One day, however, when I was about 6, I apparently decided that I had had enough. I drew my line in the sand over creamed spinach. My six year old brain had never registered something quite as vile as that stuff. I refused to eat it. My parents told me that I was to stay at the table until I did. I still refused.
So, eventually when the normal course of dinner was over, everyone got up and left. I sat on my chair, firm in my resolve. They moved into the living room, turned the TV on, and promptly forgot my existence. But such was the power of my parents discipline that I dared not move from the table. I think at various points they would yell to see if I had eaten it yet, and I would defiantly say no.
I have no idea if I lasted an hour or fifteen mintues. When you are six, it is so hard to tell.
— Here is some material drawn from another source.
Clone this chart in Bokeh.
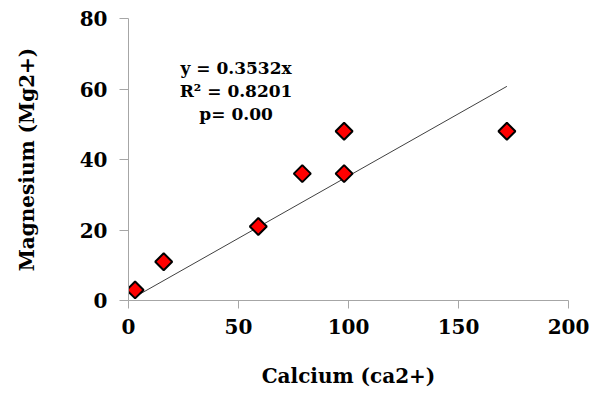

Eventually, I was demoralized enough to eat about a half cup of cold, solidified creamed spinach. My parents never said a word, they just took my plate and told me I could leave the table.
Years later, my sister and I were talking about our mom and laughing over all the things she tried to get us to eat. I said, yeah, well, I pretty much ate them all. My sister started laughing. It seems she had figured out to put the offending food items in her napkin, and then stuff them underneath the pad of her chair. Sometime the next day, she would retrieve the lump, and then throw it away. I had always wondered how my sister, who was ten times more rebellious than myself, had managed to never butt heads with them over the vegetables the way I had that one night. She just kept laughing and then in the time honored tradition of older sisters, rubbed it in.
However, despite all the years my mother attempted to get us to enjoy vegetables, we dislike them almost as much as we did when we were eight.